Ion chromatography can isolate a large number of anions using specific ion exchange columns. A number of inorganic DBPs, such as chlorate, chlorite and bromate, can be analysed within one sample cycle of 25 minutes by this method.^20,21 The detection limit depends on the presence of major components, especially the concentration of chloride present. Pfaff and Brockhoff²⁰ tested the recovery of bromate from Cincin-nati tap water and deionized water spiked with bromate at different concentrations. The method detection limit for bromate was 0.01 mg/L in tap water and 0.02 mg/L in deionized water. This detection limit was subsequently lowered to 0.005 mg/L.²² Selective anion concentration has been demonstrated to be quite an effective technique for analysing bromate at lower levels. This new application of ion chromatography performs multi-column separation with automated peak fractionation of high-volume injections.²³ The method detection limit was reported as 0.18 µg/L and 0.25 µg/L for deionized water and river water, respectively. However, this technique is complex and may not be amenable to utilities with inexperienced ion chromatographers.²⁴ Another application of selective ion chromatography performed by multi-column separation of pre-treated samples also appears to be a promising technique.²⁵ Surface water samples were analysed with and without pre-treatment to determine the effect on the chromatographic resolution of the bromate peak. Pre-treatment of the sample prior to ion chromatography was shown to minimize interference from chloride and sulphate ions as well as reduce the carbonate level. The method detection limit was reported as 0.2 µg/L for surface water.

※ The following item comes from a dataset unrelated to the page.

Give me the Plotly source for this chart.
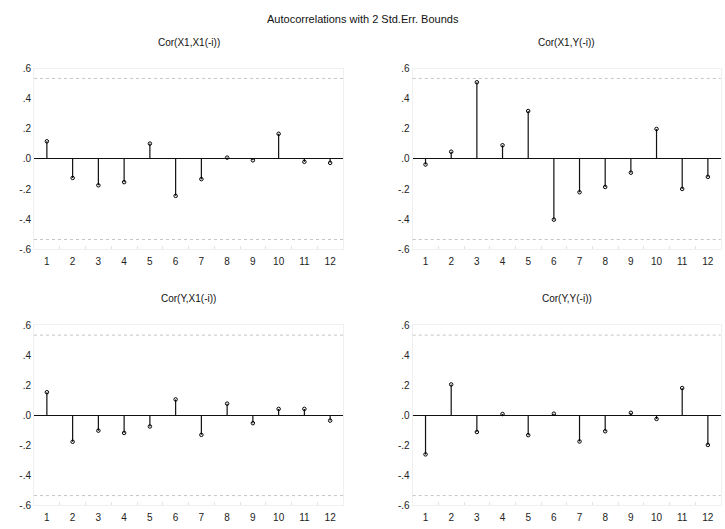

This method is preferred to the Sorrell and Hautman²⁴ method owing to its success in minimizing or eliminating interference by other DBPs; however, it, too, is a complex technique requiring experienced chromatographers.

A simple concentration technique for the analysis of bromate at low levels in drinking water has been reported by Sorrell and Hautman.²⁴ A rotary evaporator is used to remove the excess water from the sample (sample volume reduced from 750-1000 mL to 10 mL); for a 1000-mL sample, the concentration of bromate has been increased by a factor of 100. The method detection limit is 0.1 µg/L. The average recovery of bromate was 96 ± 4% and 94 ± 2% from deionized water samples fortified with bromate at 2 µg/L and 5 µg/L, respectively, and 94 ± 17% from raw surface water fortified with bromate at 4 µg/L. This technique, however, has not been incorporated in the approved ion chromatography technique currently used by many laboratories. The method requires proper validation through round-robin testing and performance evaluation sample testing.

There are no practical methods currently available to remove bromate from water. Advanced treatment processes that have been suggested as warranting further evaluation include ion exchange and membrane filtration.²¹ Bromate in ozonated drinking water supplies is best controlled by limiting its formation, which is influenced by the bromide concentration ($0.18 mg/L),²² the source and concentration of organic precursors, pH, temperature, alkalinity and ozone dose.²⁶ For example, reductions in bromate formation can be achieved by lowering the pH to less than 8, adding ammonia or controlling the ozone reaction time and the ozone/dissolved organic carbon ratio.^21,27,28 These and other measures have both advantages and disadvantages; a low pH, while reducing bromate formation, increases the formation of bromoform and other brominated organic byproducts, in addition to being undesirable from the point of view of corrosion control; addition of ammonia results in the conversion of HOBr to monobromamine, which in turn may be oxidized to nitrate.²⁸ Because of the large number of factors that influence bromate production, it will be necessary to optimize treatment by balancing the advantages and disadvantages of various measures on an individual basis for each water supply.